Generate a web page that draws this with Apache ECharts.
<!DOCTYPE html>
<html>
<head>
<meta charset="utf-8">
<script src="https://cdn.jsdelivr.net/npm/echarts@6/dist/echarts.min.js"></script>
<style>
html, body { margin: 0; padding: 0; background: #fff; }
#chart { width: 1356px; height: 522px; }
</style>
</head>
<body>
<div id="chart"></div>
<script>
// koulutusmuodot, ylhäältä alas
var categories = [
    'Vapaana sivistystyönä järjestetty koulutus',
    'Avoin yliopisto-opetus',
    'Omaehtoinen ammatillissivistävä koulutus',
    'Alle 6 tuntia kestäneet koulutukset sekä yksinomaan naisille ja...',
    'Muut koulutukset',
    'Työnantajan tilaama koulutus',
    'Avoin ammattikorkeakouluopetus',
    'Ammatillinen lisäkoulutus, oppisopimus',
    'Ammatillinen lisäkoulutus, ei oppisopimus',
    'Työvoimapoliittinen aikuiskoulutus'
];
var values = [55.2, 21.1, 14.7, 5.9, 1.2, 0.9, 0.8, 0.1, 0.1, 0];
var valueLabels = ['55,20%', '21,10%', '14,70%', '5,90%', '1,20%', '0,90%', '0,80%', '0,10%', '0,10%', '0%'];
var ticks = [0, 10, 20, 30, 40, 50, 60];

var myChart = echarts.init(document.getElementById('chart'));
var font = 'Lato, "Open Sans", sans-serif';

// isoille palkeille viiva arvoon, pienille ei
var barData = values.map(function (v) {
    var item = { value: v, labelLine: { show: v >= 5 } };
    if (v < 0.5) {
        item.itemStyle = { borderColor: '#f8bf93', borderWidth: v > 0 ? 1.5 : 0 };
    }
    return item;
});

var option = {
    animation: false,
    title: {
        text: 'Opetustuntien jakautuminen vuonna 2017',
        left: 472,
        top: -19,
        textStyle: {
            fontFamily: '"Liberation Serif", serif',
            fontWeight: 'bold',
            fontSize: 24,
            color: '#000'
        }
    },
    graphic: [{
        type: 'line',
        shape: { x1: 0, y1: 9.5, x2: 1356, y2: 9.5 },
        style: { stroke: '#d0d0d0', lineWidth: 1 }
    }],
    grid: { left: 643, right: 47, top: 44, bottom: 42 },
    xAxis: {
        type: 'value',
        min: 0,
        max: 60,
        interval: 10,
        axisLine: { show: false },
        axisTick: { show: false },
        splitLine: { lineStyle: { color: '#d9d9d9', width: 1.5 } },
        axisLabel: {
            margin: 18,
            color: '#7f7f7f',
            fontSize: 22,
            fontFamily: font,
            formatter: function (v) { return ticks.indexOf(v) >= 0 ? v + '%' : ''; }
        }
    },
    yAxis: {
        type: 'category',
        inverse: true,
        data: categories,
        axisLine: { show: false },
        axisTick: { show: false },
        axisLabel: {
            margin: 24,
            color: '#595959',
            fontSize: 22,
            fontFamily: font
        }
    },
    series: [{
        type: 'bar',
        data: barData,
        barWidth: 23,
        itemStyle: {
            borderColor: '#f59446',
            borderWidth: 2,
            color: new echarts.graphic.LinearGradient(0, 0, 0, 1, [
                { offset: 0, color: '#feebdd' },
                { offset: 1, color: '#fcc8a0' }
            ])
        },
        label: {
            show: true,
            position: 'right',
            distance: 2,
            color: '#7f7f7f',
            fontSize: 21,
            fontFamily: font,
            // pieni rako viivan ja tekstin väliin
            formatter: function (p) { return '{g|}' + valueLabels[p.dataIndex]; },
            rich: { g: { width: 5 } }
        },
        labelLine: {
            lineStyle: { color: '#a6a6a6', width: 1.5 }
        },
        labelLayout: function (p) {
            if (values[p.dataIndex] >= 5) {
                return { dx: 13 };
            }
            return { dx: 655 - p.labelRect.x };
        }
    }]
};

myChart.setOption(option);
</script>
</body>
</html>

■ ■ ■ ■ ■ ■ ■

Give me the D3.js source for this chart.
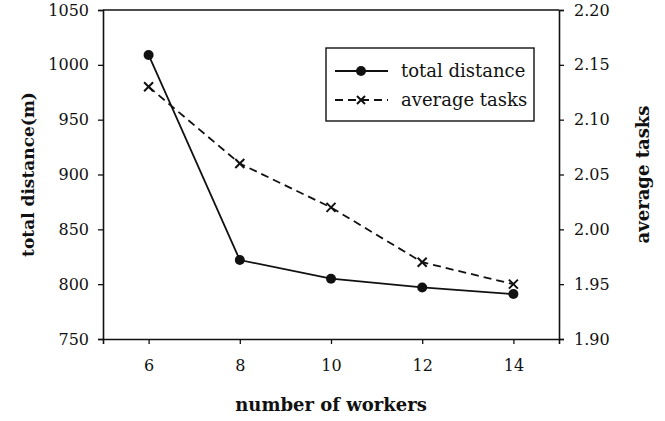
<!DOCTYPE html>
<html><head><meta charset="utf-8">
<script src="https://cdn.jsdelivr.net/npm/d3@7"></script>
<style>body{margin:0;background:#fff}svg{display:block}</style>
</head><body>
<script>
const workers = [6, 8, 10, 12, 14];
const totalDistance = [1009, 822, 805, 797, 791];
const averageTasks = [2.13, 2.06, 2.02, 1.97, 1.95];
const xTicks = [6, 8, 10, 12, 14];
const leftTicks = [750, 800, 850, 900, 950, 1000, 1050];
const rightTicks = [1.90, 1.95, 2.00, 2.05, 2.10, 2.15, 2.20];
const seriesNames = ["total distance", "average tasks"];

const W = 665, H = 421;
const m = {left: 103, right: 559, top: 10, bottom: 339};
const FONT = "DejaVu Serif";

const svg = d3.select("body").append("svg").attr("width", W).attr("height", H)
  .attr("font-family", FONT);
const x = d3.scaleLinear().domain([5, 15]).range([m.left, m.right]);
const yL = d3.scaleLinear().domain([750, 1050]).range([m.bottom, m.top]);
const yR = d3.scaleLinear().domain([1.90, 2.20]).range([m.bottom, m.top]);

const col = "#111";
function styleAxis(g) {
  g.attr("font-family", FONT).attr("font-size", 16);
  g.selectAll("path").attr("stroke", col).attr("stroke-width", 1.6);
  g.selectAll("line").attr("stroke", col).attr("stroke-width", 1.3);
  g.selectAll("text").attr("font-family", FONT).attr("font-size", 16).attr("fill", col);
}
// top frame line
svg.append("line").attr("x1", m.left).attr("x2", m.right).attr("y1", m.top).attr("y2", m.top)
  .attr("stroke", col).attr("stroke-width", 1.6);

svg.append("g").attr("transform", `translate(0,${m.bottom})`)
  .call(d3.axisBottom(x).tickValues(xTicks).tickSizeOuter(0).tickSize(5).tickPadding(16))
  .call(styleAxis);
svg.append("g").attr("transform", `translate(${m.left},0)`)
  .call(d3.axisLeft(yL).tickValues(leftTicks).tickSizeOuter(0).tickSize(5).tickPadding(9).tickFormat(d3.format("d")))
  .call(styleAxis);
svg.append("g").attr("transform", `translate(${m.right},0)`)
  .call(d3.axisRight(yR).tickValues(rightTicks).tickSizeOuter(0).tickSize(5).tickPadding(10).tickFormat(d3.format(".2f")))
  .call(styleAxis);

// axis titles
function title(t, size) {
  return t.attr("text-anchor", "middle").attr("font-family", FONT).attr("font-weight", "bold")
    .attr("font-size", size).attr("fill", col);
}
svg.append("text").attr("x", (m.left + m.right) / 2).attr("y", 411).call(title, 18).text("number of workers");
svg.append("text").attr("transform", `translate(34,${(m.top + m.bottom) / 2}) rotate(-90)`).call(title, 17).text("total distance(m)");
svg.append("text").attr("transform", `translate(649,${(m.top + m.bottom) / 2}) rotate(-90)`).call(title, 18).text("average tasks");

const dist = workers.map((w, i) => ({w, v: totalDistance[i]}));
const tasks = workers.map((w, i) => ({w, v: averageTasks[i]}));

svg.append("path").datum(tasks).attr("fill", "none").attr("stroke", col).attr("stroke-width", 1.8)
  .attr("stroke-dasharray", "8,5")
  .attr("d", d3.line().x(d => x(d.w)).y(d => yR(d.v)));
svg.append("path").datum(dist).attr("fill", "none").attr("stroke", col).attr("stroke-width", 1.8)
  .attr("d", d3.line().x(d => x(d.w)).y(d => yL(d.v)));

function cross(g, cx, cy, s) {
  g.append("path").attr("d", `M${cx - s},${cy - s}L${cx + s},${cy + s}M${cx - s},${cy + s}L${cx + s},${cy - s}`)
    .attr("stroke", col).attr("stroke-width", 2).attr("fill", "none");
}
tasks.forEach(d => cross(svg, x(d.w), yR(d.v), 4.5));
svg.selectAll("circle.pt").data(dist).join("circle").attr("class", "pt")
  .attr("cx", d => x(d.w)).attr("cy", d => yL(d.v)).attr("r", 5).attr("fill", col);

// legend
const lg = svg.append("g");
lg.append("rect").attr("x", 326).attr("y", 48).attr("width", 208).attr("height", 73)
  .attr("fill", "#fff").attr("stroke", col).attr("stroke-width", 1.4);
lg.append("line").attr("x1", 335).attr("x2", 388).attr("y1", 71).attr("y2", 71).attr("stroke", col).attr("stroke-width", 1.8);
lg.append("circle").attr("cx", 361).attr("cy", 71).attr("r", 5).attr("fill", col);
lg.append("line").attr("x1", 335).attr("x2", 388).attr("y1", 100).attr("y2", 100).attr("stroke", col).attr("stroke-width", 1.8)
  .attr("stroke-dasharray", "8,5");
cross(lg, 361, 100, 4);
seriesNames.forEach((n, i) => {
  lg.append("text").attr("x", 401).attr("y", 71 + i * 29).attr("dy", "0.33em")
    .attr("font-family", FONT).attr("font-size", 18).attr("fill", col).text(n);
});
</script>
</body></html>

■ ■ ■ ■ ■ ■ ■

### The exercise:
Repeat exactly, and only, the lines from the one containing "Give me the D3.js source for this chart." through the one containing "d3.scaleLinear().domain([1.90, 2.20]).range([m.bottom, m.top]);", both included, without the pictures.

### Final result:
Give me the D3.js source for this chart.
<!DOCTYPE html>
<html><head><meta charset="utf-8">
<script src="https://cdn.jsdelivr.net/npm/d3@7"></script>
<style>body{margin:0;background:#fff}svg{display:block}</style>
</head><body>
<script>
const workers = [6, 8, 10, 12, 14];
const totalDistance = [1009, 822, 805, 797, 791];
const averageTasks = [2.13, 2.06, 2.02, 1.97, 1.95];
const xTicks = [6, 8, 10, 12, 14];
const leftTicks = [750, 800, 850, 900, 950, 1000, 1050];
const rightTicks = [1.90, 1.95, 2.00, 2.05, 2.10, 2.15, 2.20];
const seriesNames = ["total distance", "average tasks"];

const W = 665, H = 421;
const m = {left: 103, right: 559, top: 10, bottom: 339};
const FONT = "DejaVu Serif";

const svg = d3.select("body").append("svg").attr("width", W).attr("height", H)
  .attr("font-family", FONT);
const x = d3.scaleLinear().domain([5, 15]).range([m.left, m.right]);
const yL = d3.scaleLinear().domain([750, 1050]).range([m.bottom, m.top]);
const yR = d3.scaleLinear().domain([1.90, 2.20]).range([m.bottom, m.top]);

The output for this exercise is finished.